M&A用語集
アドバイザリー契約
アドバイザリー契約とは、売手企業(譲渡企業)や買い手企業(譲受企業)が、M&A実行前に仲介会社と締結する仲介業務依頼契約(コンサルティング契約)のこと。M&AアドバイザーからM&A成立のために必要な助言や提案を受けることを目的として契約を交わす。契約前の無料相談を受け付けている仲介会社が多いため、コンサルタントの能力・専門知識・経歴や士業専門家との連携などを事前確認の上でアドバイザリー契約を締結する仲介会社を選定できる。
一般的な契約形態(専任契約と非専任契約)
アドバイザリー契約は通常、排他的な専任契約の形を採ることが多いが、業務委託方式などの非専任契約もある。
専任契約のメリットとしては、情報管理を一元化することによる「秘密情報の漏洩リスク低減」が挙げられる。複数のM&Aアドバイザー(仲介会社)とアドバイザリー契約を締結している場合、売手企業の秘密情報(または買い手企業の秘密情報)が漏洩した際、漏洩元や原因を特定することが難しい。秘密情報の漏洩は企業全体の信用を失墜させ、企業ブランドを傷つけかねないため、担当アドバイザリー会社を1社に限定した専任契約が安心である。
非専任契約のメリットは、複数のM&A仲介会社からM&A情報を収集できる点である。売り手は、より良い条件を提示する買い手と交渉を進めることを望む。しかし仲介会社やアドバイザリー会社が1社(アドバイザリー契約の専任契約)の場合、そのアドバイザリー会社や担当コンサルタントが最適な買い手を紹介してくれるかどうか、相対的な判断基準がないため、そのアドバイザリー内容(助言)を信じるしかない。より良い条件を比較しながらM&Aを実行する場合は、非専任契約が適している。
アドバイザリー契約の内容について
アドバイザリー契約は、売り手側と買い手側で、それぞれ個別の仲介会社・アドバイザリー会社と契約締結することもあれば、売り手側と買い手側の両方が同一の仲介会社・アドバイザリー会社と契約を締結することもある。業務範囲、秘密保持、報酬体系(着手金・中間報酬・月額報酬の有無、成功報酬の取り決めな)、免責(注意点)等に関する事項などが記載されていることが多い。
アドバイザリー契約の報酬形態
M&Aアドバイザリー契約の報酬形態は、仲介会社・アドバイザリー会社ごとに異なる。着手金や中間報酬、月額報酬などが設定されている仲介会社・アドバイザリー会社もあれば、完全成功報酬型の仲介会社・アドバイザリー会社もある。なお、成功報酬の計算方式で一般的なのはレーマン方式である。

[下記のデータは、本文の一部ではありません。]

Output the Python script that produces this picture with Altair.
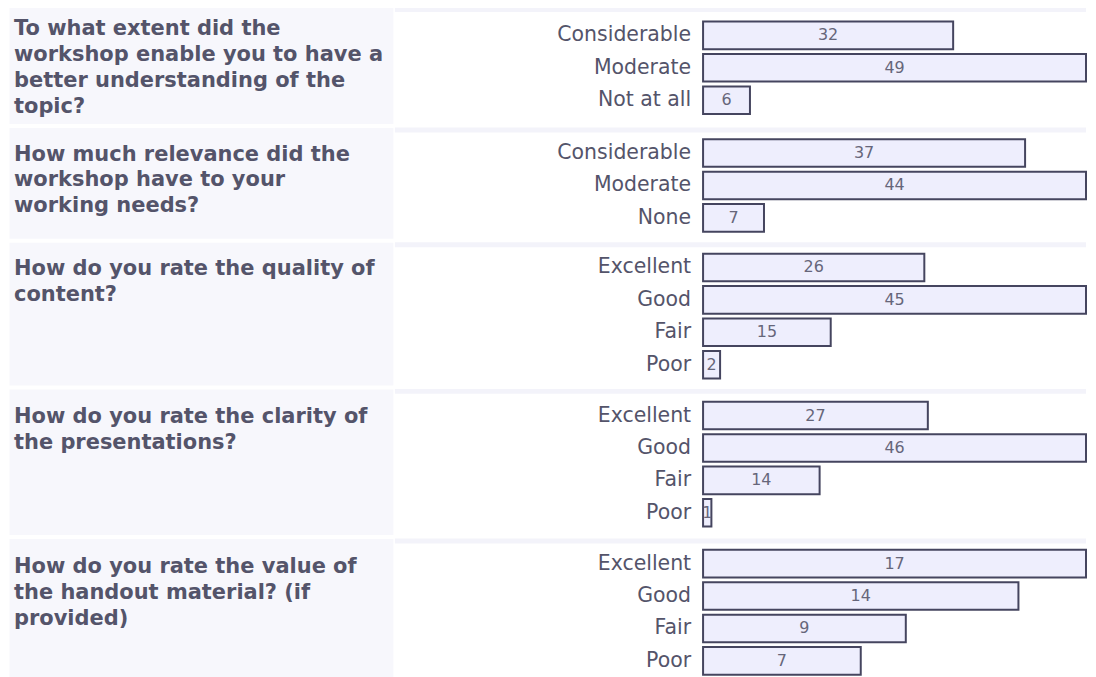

レーマン方式では、売り手企業から買い手企業に移動する金額が5億円以下の場合の手数料(報酬)は5%、 5億円~10億円以下の場合の手数料(報酬)は4%、10億円~50億円以下の場合の手数料(報酬)は3%、 50億円~100億円以下の場合の手数料(報酬)は2%、100億円を超える場合の手数料(報酬)は1%となる。